In fact, it didn't tell me anything helpful at all about my daughter. 

It certainly didn't prepare me for the fact that at a year old Phoenix might develop Alopecia and loose all her hair. Because even with all of Science's correlations and associations, it can't predict how extra genetic material is going to impact my child.

The presence of the extra chromosome causes a variety of differences in each individual - which is why it is referred to as a syndrome. Some of the physical diiferences on the "list" are:

Low muscle tone, extra skin at the nape of the neck, a flattened bridge of the nose, a single crease in the palm of the hand (simian crease), small ears,  small mouth, upward slanting eyes with an extra fold of skin near the nose, wide, short hands with short fingers, white spots on the colored part of the eye (Brushfield spots).
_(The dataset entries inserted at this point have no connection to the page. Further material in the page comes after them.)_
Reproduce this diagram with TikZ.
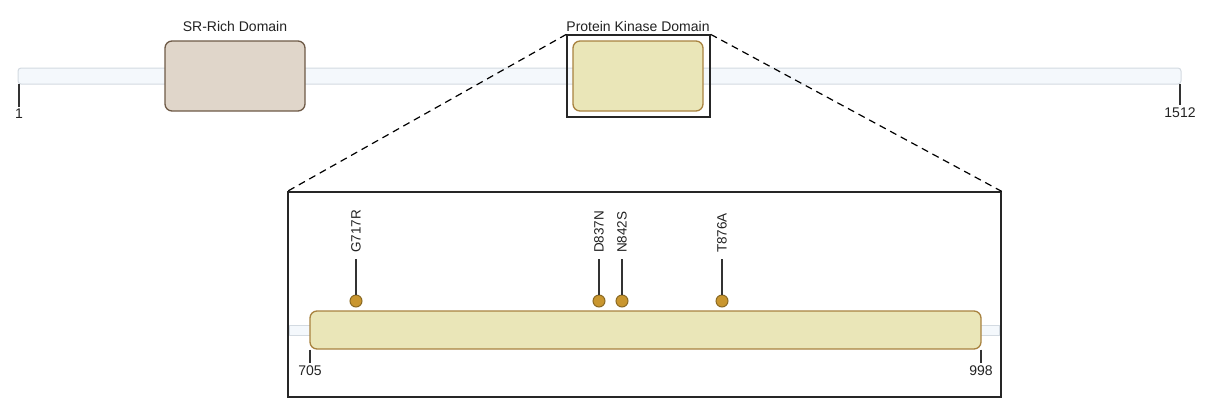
\documentclass[tikz,border=0pt]{standalone}
\usepackage{fontspec}
\setmainfont{Liberation Sans}
\usetikzlibrary{positioning}
\definecolor{bbfill}{HTML}{F4F8FC}
\definecolor{bbline}{HTML}{D3DAE1}
\definecolor{srfill}{HTML}{E0D6CA}
\definecolor{srline}{HTML}{6E5A47}
\definecolor{kinfill}{HTML}{EAE6B8}
\definecolor{kinline}{HTML}{A8823F}
\definecolor{mutfill}{HTML}{C9962F}
\definecolor{mutline}{HTML}{8B6A24}
\definecolor{txt}{HTML}{222222}

\begin{document}
\begin{tikzpicture}[x=1pt,y=-1pt,
    font=\fontsize{14}{16}\selectfont, text=txt,
    backbone/.style={draw=bbline,fill=bbfill,rounded corners=3pt,line width=1pt,inner sep=0pt},
    srdom/.style={draw=srline,fill=srfill,rounded corners=7pt,line width=1.3pt,inner sep=0pt},
    kindom/.style={draw=kinline,fill=kinfill,rounded corners=7pt,line width=1.3pt,inner sep=0pt},
    frm/.style={draw=black!85,line width=1.3pt,inner sep=0pt},
    tick/.style={draw=black!80,line width=1.2pt},
    mut/.style={circle,draw=mutline,fill=mutfill,line width=1pt,minimum size=12pt,inner sep=0pt},
    mutlabel/.style={rotate=90,anchor=west,inner sep=0pt,font=\fontsize{13.5}{16}\selectfont}]
  \useasboundingbox (0,0) rectangle (1207,405);

  % full protein
  \node[backbone,minimum width=1163pt,minimum height=16pt] (bb) at (599.5,76) {};
  \node[srdom,minimum width=140pt,minimum height=70pt] (sr) at (235,76) {};
  \node[kindom,minimum width=130pt,minimum height=70pt] (kin) at (638,76) {};
  \node[frm,minimum width=143pt,minimum height=82pt] (kinfrm) at (638.5,76) {};
  \node (srlab) at (235,26) {SR-Rich Domain};
  \node (kinlab) at (638,26) {Protein Kinase Domain};

  \coordinate (t1) at (19,84);
  \coordinate (t1512) at (1180,84);
  \draw[tick] (t1) -- ++(0,23) node[below,inner sep=1pt] (lab1) {1};
  \draw[tick] (t1512) -- ++(0,21) node[below,inner sep=2pt] (lab1512) {1512};

  % zoomed kinase domain
  \node[frm,minimum width=713pt,minimum height=205pt] (zoom) at (644.5,294.5) {};
  \draw[line width=1.2pt,dash pattern=on 7pt off 5pt] (kinfrm.north west) -- (zoom.north west);
  \draw[line width=1.2pt,dash pattern=on 7pt off 5pt] (kinfrm.north east) -- (zoom.north east);

  \node[backbone,minimum width=710pt,minimum height=10pt,rounded corners=0pt] (bbzoom) at (644.5,330) {};
  \node[kindom,minimum width=671pt,minimum height=38pt] (kinzoom) at (645.5,330) {};

  \draw[tick] (kinzoom.south west) ++(0.7,0) coordinate (t705) -- ++(0,13) node[below,inner sep=2pt] (lab705) {705};
  \draw[tick] (kinzoom.south east) ++(-0.7,0) coordinate (t998) -- ++(0,13) node[below,inner sep=2pt] (lab998) {998};

  % mutations
  \foreach \name/\xpos in {G717R/356, D837N/599, N842S/622, T876A/722} {
    \node[mut] (m\name) at (\xpos,301) {};
    \coordinate (s\name) at (\xpos,259);
    \draw[tick] (m\name.north) -- (s\name);
    \node[mutlabel] (l\name) at (\xpos,253) {\name};
  }
\end{tikzpicture}
\end{document}
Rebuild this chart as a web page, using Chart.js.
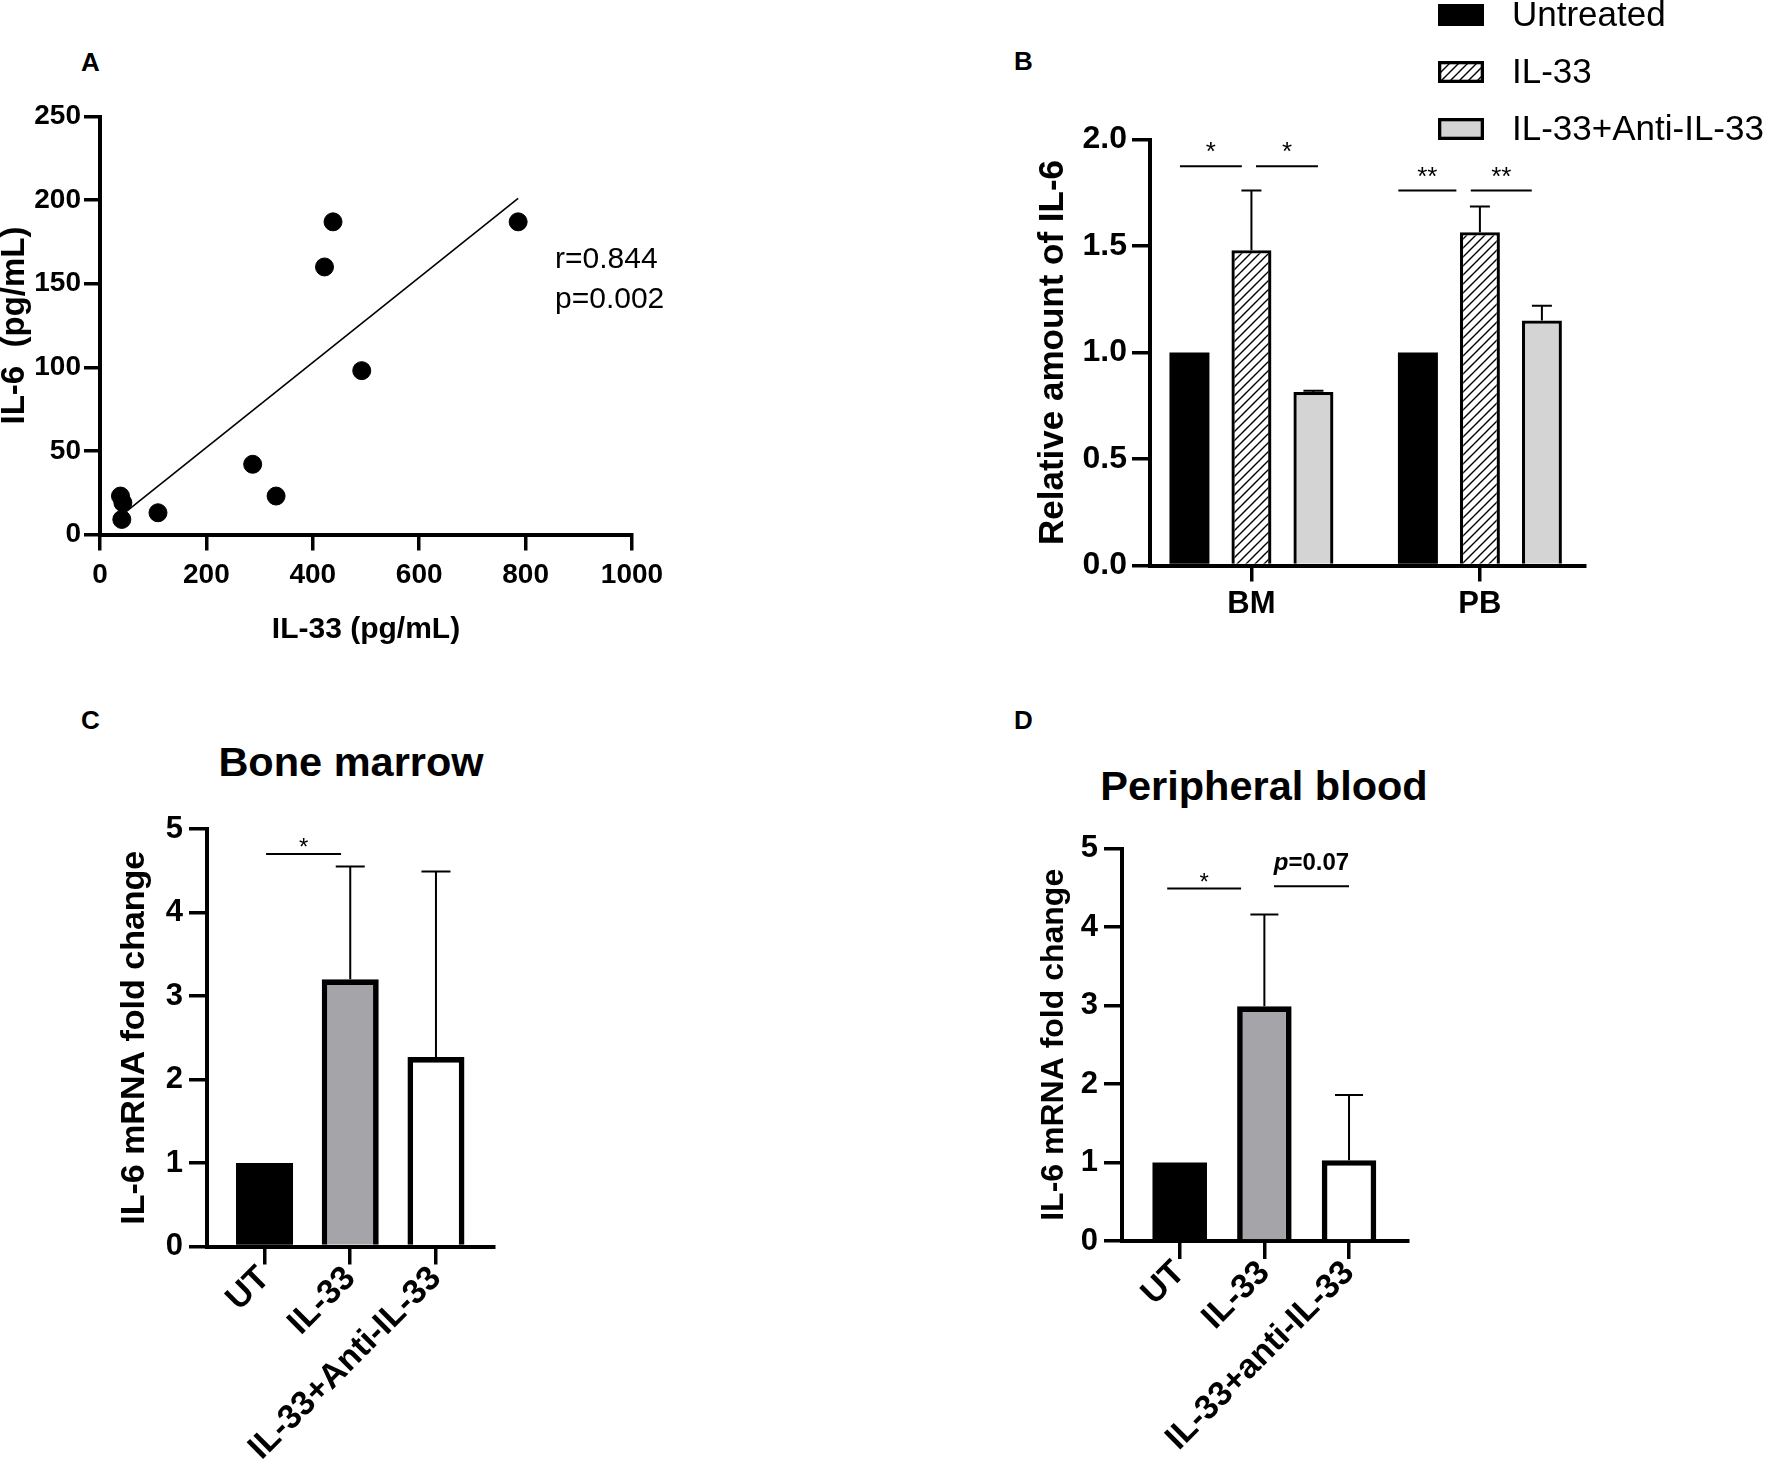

Also, most children with Down syndrome are physically smaller than you would expect based upon their parents height.

So we are given this list, and the overall feeling I have is negativity. As if my daughter, because she has some, or all, of these characteristics, is flawed. Unacceptable. Ugly. 

Because otherwise, why would you bother mentioning these things at all?

Here's the thing. Yes, Phoenix has small ears, and a small nose, and a small, bald head. Yes, she has a different crease on her hand, and stubby fingers. Yes, she has an extra fold of skin next to her nose which make her eyes appear wider. Yes, she is smaller than most other kids her age. 

But when I look at her, I don't see flawed. I don't see ugly. I see a child who is beautiful. Who has alabaster skin. Who has a perfectly formed head and lovely almond-shaped eyes. 

I see beauty. 

Not ugly.

Phoenix is not a list of attributes. She's a human being. 

Unlike, perhaps, the Geneticist.


  1. I think it is all about the presentation. We had a very warm, considerate, and caring geneticist and therefore the list was delivered as posibilities. I also can't imagine not knowing these things about Down syndrome. Just like a diagnosis of cancer, there are risks, side effects, and other potenial problems. You can't tell a cancer patient what exactly is going to happen to them during and after chemo. What you can do is compassionately educated them so that they can make informed choices and choose how they will deal with their diagnosis.

    I am sorry that you had a crappy geneticist and we certainly had our fair share of crappy with Bridgie's diagnosis but by the time we got to the geneticist I was so glad to have this information it made me feel less alone.

  2. She is SOOOO gorgeous!! And that really stinks about your first experience with the geneticist. I'm sorry. :-( Our geneticist is more of the "let's talk about what your child will need going forward" variety. She's awesome. She calls for bloodwork to test for very specific things common with people with Ds, she calls for important x-rays at certain times, etc. She knows what our kids need and when to be able to prevent or stop health issues before they become an issue, and to be proactive in their development. If you have the option of finding a geneticist that specializes in Ds (we have 2 in our area), that's always best, but I know they're few and far between.

    1. That's the interesting thing about where I am Becca, the geneticists only consult at the hospital. Our primary care giver is the pediatrician who orders and follows up on all the tests. That's why it was so pointless. Because we have this really great Dr who is on top of all these things. Like it couldn't wait? We have her whole life to research and understand what DS means for her. We didn't need to be bombarded one day after I gave birth and the same day my baby was admitted to the NICU for monitoring.

  3. I do think doctors and the geneticists could be more positive about Down Syndrome over all. But, I was okay with the diagnosis so for me it was an opportunity to ask questions, which I liked. But I do think that we need to educate these people to explain Down Syndrome in a better way. Yes, list those physical characteristics (which I think are adorable). Then talk about all the possibilities, all the things these kids are capable of. Show us pictures of families and kids with Down Syndrome etc... The problem is, most parents in the beginning don't want to hear the positive yet. They are still grieving and confused and asking all the "why my child" questions.